Todd Purdum takes a big look in the January issue of Vanity Fair at the national-security state through the prisms of Ike Eisenhower – a key player in World War II – and George Kennan – the architect of Washington’s “containment” policy in the Cold War. He finds it a grim, grey place that these American national-security heavyweights wouldn’t recognize.

While Purdum inflates the impact of defense spending on the nation’s ability to get other things done – defense spending continues to shrink, both as a share of the federal budget, and of the nation’s GDP – he squarely captures the mood that has enveloped much of the country, and especially Washington, since 9/11.

Writes Purdum:

…In the years since [Eisenhower], the [nation’s growing militarism] trend has warped virtually every aspect of national life, with consequences that are quite radical in their cumulative effect on the economy, on the vast machinery of official secrecy, on the country’s sense of itself, and on the very nature of national government in Washington. And yet the degree to which America has changed is noticed by almost no one—not in any visceral way. The transformation has taken hold too gradually and over too long a period.

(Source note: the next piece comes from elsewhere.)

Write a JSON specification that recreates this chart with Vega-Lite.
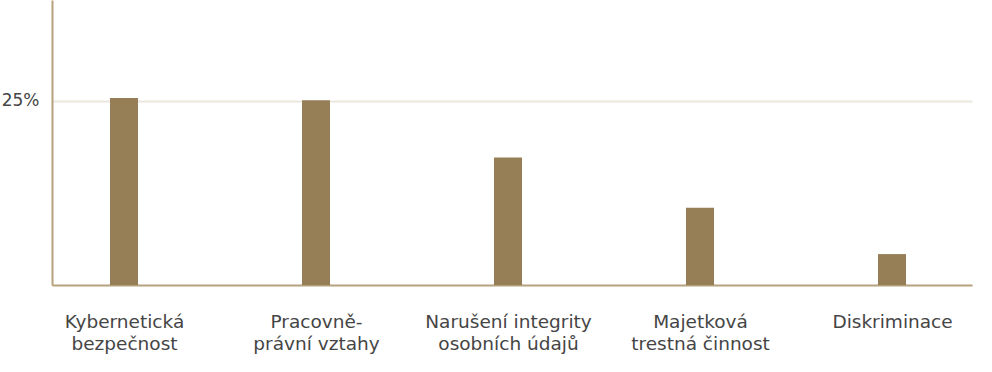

…Kennan reflected on a topic [in 1984] that had become something of an obsession for him by his 80th year: the “extreme militarization not only of our thought but of our lives”—a phenomenon that had had a profoundly distorting effect on the entire economy. Military spending had become a national addiction. “We could not now break ourselves of this habit,” Kennan wrote, “without the most serious of withdrawal symptoms. Millions of people, in addition to those other millions that are in uniform, have become accustomed to deriving their livelihood from the military-industrial complex. Thousands of firms have become dependent on it, not to mention labor unions and communities.”

…the amorphous bogeyman of global terrorism has made the notion of significant adjustments in defense spending off limits.

…It takes only a glance at National Journal or Politico, filled with full-page color advertisements from Lockheed Martin and Raytheon, from Northrup-Grumman and L3 and KBR, to get some indication of where our priorities lie. Great corporate engines once worked to build the U.S. civilian economy and the infrastructure that underlay it; now they are at the service of military power and its projection abroad.

For those of us in and around the nation’s national-security apparatus, this is the key issue of the day: is our globe-girdling military might the optimum way to bring American influence to bear in every nook and cranny of the planet? Just the aspiration that it be so has profound effects: not only on where and how we invest in what we broadly (and somewhat disingenuously) call defense, but how that desire is perceived by everyone else.